Union govt support at Rs 97,631 cr
Shreya Jai |
Last Updated at June 30, 2021 19:02 IST
The Union Cabinet Committee of Economic Affairs (CCEA) gave its nod to a new scheme for revival of the power distribution sector in India. This is the second reform scheme for power distribution companies (discoms) announced by the BJP government, a year after the ambitious UDAY scheme concluded.
It would have an outlay of Rs 3 trillion for five years to FY26 with a gross budgetary support of Rs 97,631 crore. Union finance minister Nirmala Sitharaman had announced the scheme while presenting in the Budget in February this year. Most of the targets under UDAY earlier slated to be met by 2020 have now been extended for another five years.
The new trajectory for bringing down AT&C loss (operational losses due to inefficient power system) to 15 per cent, cost- revenue gap to be down to zero and improvement in services of the discoms is 2024-25.
The ‘Reforms-based and Results-linked, Revamped Distribution Sector Scheme’ seeks to improve the operational efficiencies and financial sustainability of all discoms/power departments (excluding private sector discoms) by providing conditional financial assistance to discoms for strengthening of supply infrastructure, said the ministry of power in a statement today.
The assistance would be based on meeting pre-qualifying criteria as well as upon achievement of basic minimum benchmarks by the discoms. Implementation of the scheme would be based on the action plan worked out for each state. An annual appraisal of discoms would be done to check their progress and funding would be disbursed, accordingly.
The scheme would have an outlay of Rs 3,03,758 crore with an estimated gross budgetary support from the Central Government of Rs 97,631 crore. All the existing power sector reforms schemes namely DDUGJY, IPDS, PM-KUSUM scheme would be subsumed into this umbrella program.
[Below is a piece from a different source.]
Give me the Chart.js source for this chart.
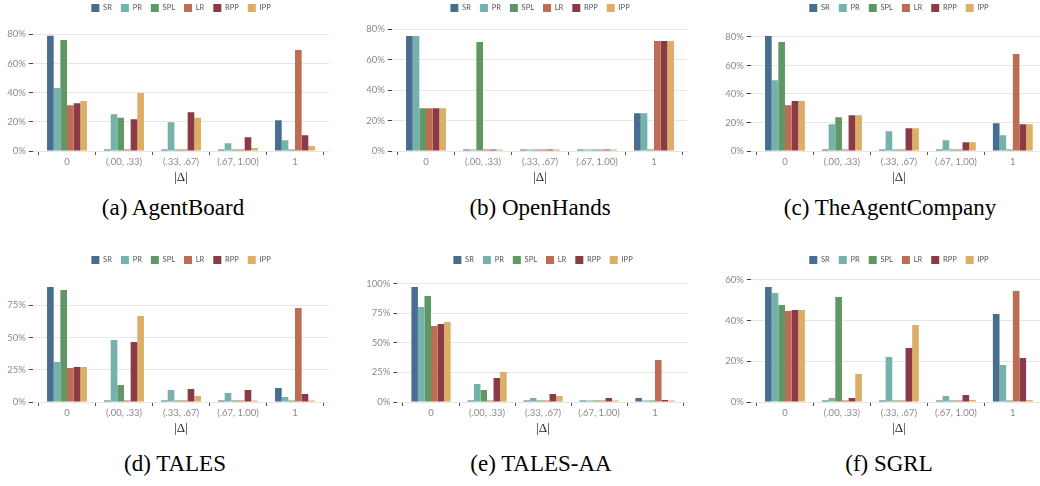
<!DOCTYPE html>
<html><head><meta charset="utf-8">
<script src="https://cdn.jsdelivr.net/npm/chart.js@4.4.0/dist/chart.umd.min.js"></script>
<style>
html,body{margin:0;padding:0;background:#fff;width:1040px;height:486px;overflow:hidden;position:relative}
.panel{position:absolute}
.panel canvas{display:block}
.cap{position:absolute;font-family:"Liberation Serif","Times New Roman",serif;font-size:23px;color:#000;transform:translate(-50%,-50%);white-space:nowrap;line-height:1.15}
</style></head><body>
<script>
// ---- data ----
const categories = ['0', '(.00, .33)', '(.33, .67)', '(.67, 1.00)', '1'];
const seriesNames = ['SR', 'PR', 'SPL', 'LR', 'RPP', 'IPP'];
const seriesColors = ['#476e8e', '#74b2ab', '#5f9864', '#bd6d54', '#8b3b45', '#ddae66'];

// values in percent, one row per series (SR, PR, SPL, LR, RPP, IPP), one column per |Δ| bin
const agentBoardValues = [
  [79.0, 0, 0, 0, 21.1],
  [43.1, 25.2, 19.7, 5.3, 7.3],
  [76.1, 22.7, 1.1, 0, 0],
  [31.4, 0, 0, 0, 69.2],
  [32.8, 21.8, 26.6, 9.4, 10.8],
  [34.2, 39.7, 22.7, 2.1, 3.4]
];
const openHandsValues = [
  [75.4, 0, 0, 0, 24.8],
  [75.4, 0, 0, 0, 24.8],
  [28.1, 71.5, 0, 0, 0],
  [28.1, 0, 0, 0, 72.1],
  [28.1, 0, 0, 0, 72.1],
  [28.1, 0, 0, 0, 72.1]
];
const theAgentCompanyValues = [
  [80.7, 0, 0, 0, 19.5],
  [49.7, 18.8, 13.8, 7.5, 11.0],
  [76.5, 23.7, 0, 0, 0],
  [32.1, 0, 0, 0, 68.0],
  [35.0, 25.1, 16.0, 6.1, 18.8],
  [35.0, 25.1, 16.0, 6.1, 18.8]
];
const talesValues = [
  [89.2, 0, 0, 0, 10.9],
  [31.0, 48.1, 9.3, 7.0, 3.9],
  [86.9, 13.2, 0, 0, 0],
  [26.4, 0, 0, 0, 72.9],
  [27.2, 46.5, 10.1, 9.3, 6.2],
  [27.2, 66.7, 4.7, 0.8, 0]
];
const talesAAValues = [
  [97.2, 0, 0, 0, 3.4],
  [80.3, 15.2, 3.4, 0, 0],
  [89.6, 10.1, 0, 0, 0],
  [64.2, 0, 0, 0, 35.5],
  [65.9, 20.3, 6.8, 3.4, 1.7],
  [67.6, 25.4, 5.1, 0, 0.8]
];
const sgrlValues = [
  [56.6, 0, 0, 0, 43.3],
  [53.6, 2.0, 22.1, 3.0, 18.2],
  [47.7, 51.6, 0, 0, 0],
  [44.8, 0, 0, 0, 54.6],
  [45.2, 2.0, 26.6, 3.4, 21.6],
  [45.2, 13.8, 37.9, 1.0, 1.0]
];
const yTickSteps = [20, 20, 20, 25, 25, 20];
const yTickTops = [80, 80, 80, 75, 100, 60];
const captions = ['(a) AgentBoard', '(b) OpenHands', '(c) TheAgentCompany', '(d) TALES', '(e) TALES-AA', '(f) SGRL'];

// ---- layout (positions / sizes only) ----
const panels = [
  {values: agentBoardValues,      left: 0,   top: -5,  w: 345, h: 196, yW: 32.8, rPad: 15.8, max: 88.4,  capX: 173, capY: 208},
  {values: openHandsValues,       left: 345, top: -5,  w: 350, h: 196, yW: 46.8, rPad: 6.8,  max: 84.6,  capX: 540, capY: 208},
  {values: theAgentCompanyValues, left: 695, top: -5,  w: 360, h: 196, yW: 55.8, rPad: 8,    max: 90.5,  capX: 890, capY: 208},
  {values: talesValues,           left: 0,   top: 247, w: 345, h: 195, yW: 32.8, rPad: 15.8, max: 99.3,  capX: 175, capY: 464},
  {values: talesAAValues,         left: 345, top: 247, w: 350, h: 195, yW: 52.4, rPad: 6.4,  max: 108.2, capX: 541, capY: 464},
  {values: sgrlValues,            left: 695, top: 247, w: 360, h: 195, yW: 55.8, rPad: 8,    max: 62.95, capX: 889, capY: 464}
];

const tickFont = {family: 'Lato', size: 9.5};
const tickColor = '#8a8a8a';

panels.forEach((p, pi) => {
  const div = document.createElement('div');
  div.className = 'panel';
  div.style.left = p.left + 'px';
  div.style.top = p.top + 'px';
  div.style.width = p.w + 'px';
  div.style.height = p.h + 'px';
  const cv = document.createElement('canvas');
  cv.width = p.w; cv.height = p.h;
  cv.style.width = p.w + 'px'; cv.style.height = p.h + 'px';
  div.appendChild(cv);
  document.body.appendChild(div);

  const cap = document.createElement('div');
  cap.className = 'cap';
  cap.textContent = captions[pi];
  cap.style.left = p.capX + 'px';
  cap.style.top = p.capY + 'px';
  document.body.appendChild(cap);

  const step = yTickSteps[pi];
  const tickTop = yTickTops[pi];

  new Chart(cv, {
    type: 'bar',
    data: {
      datasets: seriesNames.map((name, si) => ({
        label: name,
        backgroundColor: seriesColors[si],
        borderWidth: 0,
        data: p.values[si].map((v, i) => ({x: i, y: v})),
        categoryPercentage: 0.7,
        barPercentage: 1.0,
        minBarLength: 1.5
      }))
    },
    options: {
      responsive: false,
      devicePixelRatio: 1,
      animation: false,
      layout: {padding: {left: 0, right: p.rPad, top: 0, bottom: 0}},
      plugins: {
        tooltip: {enabled: false},
        legend: {
          display: true, position: 'top', align: 'center', fullSize: false,
          labels: {boxWidth: 8, boxHeight: 8, padding: 9, color: '#555', font: {family: 'Lato', size: 7.5}}
        }
      },
      scales: {
        x: {
          type: 'linear', min: -0.6, max: 4.6, offset: false,
          afterBuildTicks: s => { s.ticks = categories.map((c, i) => ({value: i})); },
          ticks: {autoSkip: false, maxRotation: 0, padding: 1, color: tickColor, font: tickFont,
                  callback: v => categories[v]},
          grid: {display: true, drawOnChartArea: false, drawTicks: true, tickLength: 4, tickColor: '#555'},
          border: {display: false},
          title: {display: true, text: '|Δ|', color: '#222', font: {family: 'Liberation Serif', size: 13}, padding: {top: 0, bottom: 6}},
          afterFit: s => { s.height = 40; }
        },
        y: {
          min: 0, max: p.max,
          afterBuildTicks: s => {
            s.ticks = s.ticks.filter(t => t.value <= tickTop + 1e-6 && Math.abs(t.value / step - Math.round(t.value / step)) < 1e-6);
          },
          ticks: {stepSize: step, includeBounds: false, padding: 3, color: tickColor, font: tickFont, callback: v => v + '%'},
          grid: {color: '#e6e6e6', lineWidth: 1, tickLength: 4, tickColor: '#444'},
          border: {display: false},
          afterFit: s => { s.width = p.yW; }
        }
      }
    }
  });
});
</script>
</body></html>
The scheme would, therefore, entail the collective targets of all power sector schemes into one – solarising agriculture feeders, smart and pre-paid metering and modernisation of state-level transmission and distribution infrastructure.
Smart metering would be done via public-rivate-partnership (PPP) mode. The power ministry stated, 2.5 million smart meters would be installed during the scheme time period. “Priority would be given to install prepaid smart meters in a mission mode in the first phase in all electricity divisions of 500 AMRUT cities, with AT&C losses higher than 15 per cent, all Union Territories, MSMEs and all other industrial and commercial consumers, all government offices at the block level,” said the statement by the ministry.
The scheme would also entail installation of 1 million prepaid smart meters by December 2023 in the first phase.
Speaking about the Cabinet decision, Union minister for power, new and renewable energy R K Singh said once the feeder separation for agriculture was done, farmers would effectively be getting free power from solar run irrigation systems. “Agriculture subsidy would cease to exist in the next four to five years if the discoms are able to solarise the agriculture feeders. Farmers will get free power during the day and discoms would be able to redirect that amount of electricity to other consumers,” Singh said.
As part of system strengthening, Supervisory Control and Data Acquisition (SCADA) would be set up in all urban areas and Distribution Management Systems in 100 urban centers. Both these systems are used for remote monitoring of demand and supply of power along with AI powered databases.
REC and PFC have been nominated as nodal agencies for facilitating implementation of the scheme.
State-owned discoms across the country continue to be financially and operationally beleaguered despite four reform schemes in the last 15 years. The earlier discom reform scheme UDAY concluded in FY20 with most of the states failing to meet their stipulated targets and still in red.